— Given information —
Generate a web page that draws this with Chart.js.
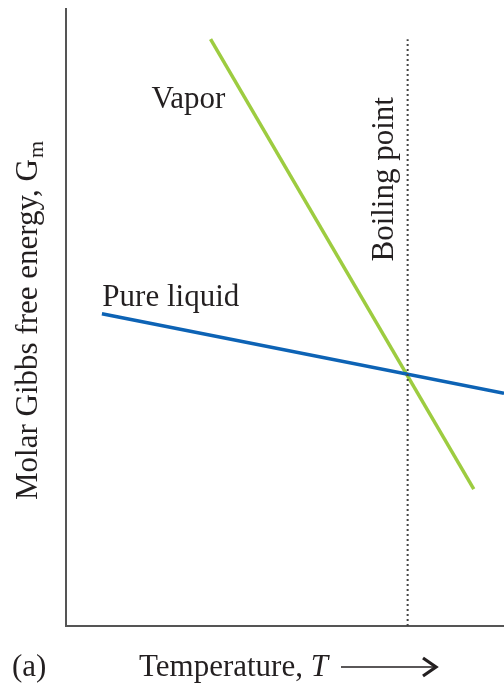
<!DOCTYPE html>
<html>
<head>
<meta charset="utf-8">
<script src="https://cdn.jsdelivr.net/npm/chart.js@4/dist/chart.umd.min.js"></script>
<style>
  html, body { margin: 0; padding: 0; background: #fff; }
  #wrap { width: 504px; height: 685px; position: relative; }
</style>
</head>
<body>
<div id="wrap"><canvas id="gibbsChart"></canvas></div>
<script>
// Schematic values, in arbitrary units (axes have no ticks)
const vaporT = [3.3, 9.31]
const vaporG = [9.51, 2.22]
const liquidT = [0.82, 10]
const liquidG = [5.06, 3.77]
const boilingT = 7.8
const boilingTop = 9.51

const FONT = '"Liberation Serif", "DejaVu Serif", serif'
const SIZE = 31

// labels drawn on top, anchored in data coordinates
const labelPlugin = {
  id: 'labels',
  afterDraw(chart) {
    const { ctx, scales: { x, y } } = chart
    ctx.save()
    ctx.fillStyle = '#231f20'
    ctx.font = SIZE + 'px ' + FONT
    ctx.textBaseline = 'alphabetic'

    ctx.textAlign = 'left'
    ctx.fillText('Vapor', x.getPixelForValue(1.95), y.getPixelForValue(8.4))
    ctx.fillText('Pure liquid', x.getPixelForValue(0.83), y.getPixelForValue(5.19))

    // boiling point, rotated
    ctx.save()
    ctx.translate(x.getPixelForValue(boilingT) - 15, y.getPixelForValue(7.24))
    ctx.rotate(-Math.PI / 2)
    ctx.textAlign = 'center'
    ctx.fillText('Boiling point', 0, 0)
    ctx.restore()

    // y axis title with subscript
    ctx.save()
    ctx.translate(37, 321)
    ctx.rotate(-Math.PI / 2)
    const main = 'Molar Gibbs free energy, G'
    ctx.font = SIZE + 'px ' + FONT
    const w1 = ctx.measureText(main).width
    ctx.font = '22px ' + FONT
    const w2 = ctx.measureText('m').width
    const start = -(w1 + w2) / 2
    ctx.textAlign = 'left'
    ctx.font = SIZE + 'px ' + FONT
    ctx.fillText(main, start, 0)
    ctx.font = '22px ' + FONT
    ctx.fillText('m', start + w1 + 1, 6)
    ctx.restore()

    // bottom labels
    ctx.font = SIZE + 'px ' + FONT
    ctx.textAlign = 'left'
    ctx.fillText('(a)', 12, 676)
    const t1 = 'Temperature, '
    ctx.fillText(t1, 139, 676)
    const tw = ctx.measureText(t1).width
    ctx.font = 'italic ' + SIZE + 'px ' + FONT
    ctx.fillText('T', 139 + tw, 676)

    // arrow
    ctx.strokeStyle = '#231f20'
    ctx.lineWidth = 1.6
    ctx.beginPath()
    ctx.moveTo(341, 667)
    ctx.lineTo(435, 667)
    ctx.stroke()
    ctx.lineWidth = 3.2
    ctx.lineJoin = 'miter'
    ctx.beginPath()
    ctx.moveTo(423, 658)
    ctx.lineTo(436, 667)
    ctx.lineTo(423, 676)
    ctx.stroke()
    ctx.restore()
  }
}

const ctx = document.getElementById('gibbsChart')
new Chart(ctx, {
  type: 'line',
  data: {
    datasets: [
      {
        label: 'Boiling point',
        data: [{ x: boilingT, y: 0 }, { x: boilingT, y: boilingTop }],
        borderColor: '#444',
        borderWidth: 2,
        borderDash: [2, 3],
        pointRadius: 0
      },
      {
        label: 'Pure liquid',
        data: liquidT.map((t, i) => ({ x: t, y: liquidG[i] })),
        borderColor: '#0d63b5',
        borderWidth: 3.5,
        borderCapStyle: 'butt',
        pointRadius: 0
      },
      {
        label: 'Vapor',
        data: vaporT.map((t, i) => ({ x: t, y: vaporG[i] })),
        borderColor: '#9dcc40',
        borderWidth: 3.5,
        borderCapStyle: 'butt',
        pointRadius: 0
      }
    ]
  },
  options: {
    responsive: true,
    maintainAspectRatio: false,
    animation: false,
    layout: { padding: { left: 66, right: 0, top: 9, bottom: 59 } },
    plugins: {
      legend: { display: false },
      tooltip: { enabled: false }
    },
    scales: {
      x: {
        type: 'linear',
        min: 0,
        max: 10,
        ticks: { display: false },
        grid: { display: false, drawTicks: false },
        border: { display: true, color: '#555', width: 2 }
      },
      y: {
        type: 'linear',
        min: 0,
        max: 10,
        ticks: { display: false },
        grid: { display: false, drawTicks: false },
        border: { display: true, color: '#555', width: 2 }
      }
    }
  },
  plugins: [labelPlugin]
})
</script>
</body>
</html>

— Directions for this task —
Transcribe the preceding listing in its entirety and with exact wording, leaving out pictures.

— Exercise answer —
Generate a web page that draws this with Chart.js.
<!DOCTYPE html>
<html>
<head>
<meta charset="utf-8">
<script src="https://cdn.jsdelivr.net/npm/chart.js@4/dist/chart.umd.min.js"></script>
<style>
  html, body { margin: 0; padding: 0; background: #fff; }
  #wrap { width: 504px; height: 685px; position: relative; }
</style>
</head>
<body>
<div id="wrap"><canvas id="gibbsChart"></canvas></div>
<script>
// Schematic values, in arbitrary units (axes have no ticks)
const vaporT = [3.3, 9.31]
const vaporG = [9.51, 2.22]
const liquidT = [0.82, 10]
const liquidG = [5.06, 3.77]
const boilingT = 7.8
const boilingTop = 9.51

const FONT = '"Liberation Serif", "DejaVu Serif", serif'
const SIZE = 31

// labels drawn on top, anchored in data coordinates
const labelPlugin = {
  id: 'labels',
  afterDraw(chart) {
    const { ctx, scales: { x, y } } = chart
    ctx.save()
    ctx.fillStyle = '#231f20'
    ctx.font = SIZE + 'px ' + FONT
    ctx.textBaseline = 'alphabetic'

    ctx.textAlign = 'left'
    ctx.fillText('Vapor', x.getPixelForValue(1.95), y.getPixelForValue(8.4))
    ctx.fillText('Pure liquid', x.getPixelForValue(0.83), y.getPixelForValue(5.19))

    // boiling point, rotated
    ctx.save()
    ctx.translate(x.getPixelForValue(boilingT) - 15, y.getPixelForValue(7.24))
    ctx.rotate(-Math.PI / 2)
    ctx.textAlign = 'center'
    ctx.fillText('Boiling point', 0, 0)
    ctx.restore()

    // y axis title with subscript
    ctx.save()
    ctx.translate(37, 321)
    ctx.rotate(-Math.PI / 2)
    const main = 'Molar Gibbs free energy, G'
    ctx.font = SIZE + 'px ' + FONT
    const w1 = ctx.measureText(main).width
    ctx.font = '22px ' + FONT
    const w2 = ctx.measureText('m').width
    const start = -(w1 + w2) / 2
    ctx.textAlign = 'left'
    ctx.font = SIZE + 'px ' + FONT
    ctx.fillText(main, start, 0)
    ctx.font = '22px ' + FONT
    ctx.fillText('m', start + w1 + 1, 6)
    ctx.restore()

    // bottom labels
    ctx.font = SIZE + 'px ' + FONT
    ctx.textAlign = 'left'
    ctx.fillText('(a)', 12, 676)
    const t1 = 'Temperature, '
    ctx.fillText(t1, 139, 676)
    const tw = ctx.measureText(t1).width
    ctx.font = 'italic ' + SIZE + 'px ' + FONT
    ctx.fillText('T', 139 + tw, 676)

    // arrow
    ctx.strokeStyle = '#231f20'
    ctx.lineWidth = 1.6
    ctx.beginPath()
    ctx.moveTo(341, 667)
    ctx.lineTo(435, 667)
    ctx.stroke()
    ctx.lineWidth = 3.2
    ctx.lineJoin = 'miter'
    ctx.beginPath()
    ctx.moveTo(423, 658)
    ctx.lineTo(436, 667)
    ctx.lineTo(423, 676)
    ctx.stroke()
    ctx.restore()
  }
}

const ctx = document.getElementById('gibbsChart')
new Chart(ctx, {
  type: 'line',
  data: {
    datasets: [
      {
        label: 'Boiling point',
        data: [{ x: boilingT, y: 0 }, { x: boilingT, y: boilingTop }],
        borderColor: '#444',
        borderWidth: 2,
        borderDash: [2, 3],
        pointRadius: 0
      },
      {
        label: 'Pure liquid',
        data: liquidT.map((t, i) => ({ x: t, y: liquidG[i] })),
        borderColor: '#0d63b5',
        borderWidth: 3.5,
        borderCapStyle: 'butt',
        pointRadius: 0
      },
      {
        label: 'Vapor',
        data: vaporT.map((t, i) => ({ x: t, y: vaporG[i] })),
        borderColor: '#9dcc40',
        borderWidth: 3.5,
        borderCapStyle: 'butt',
        pointRadius: 0
      }
    ]
  },
  options: {
    responsive: true,
    maintainAspectRatio: false,
    animation: false,
    layout: { padding: { left: 66, right: 0, top: 9, bottom: 59 } },
    plugins: {
      legend: { display: false },
      tooltip: { enabled: false }
    },
    scales: {
      x: {
        type: 'linear',
        min: 0,
        max: 10,
        ticks: { display: false },
        grid: { display: false, drawTicks: false },
        border: { display: true, color: '#555', width: 2 }
      },
      y: {
        type: 'linear',
        min: 0,
        max: 10,
        ticks: { display: false },
        grid: { display: false, drawTicks: false },
        border: { display: true, color: '#555', width: 2 }
      }
    }
  },
  plugins: [labelPlugin]
})
</script>
</body>
</html>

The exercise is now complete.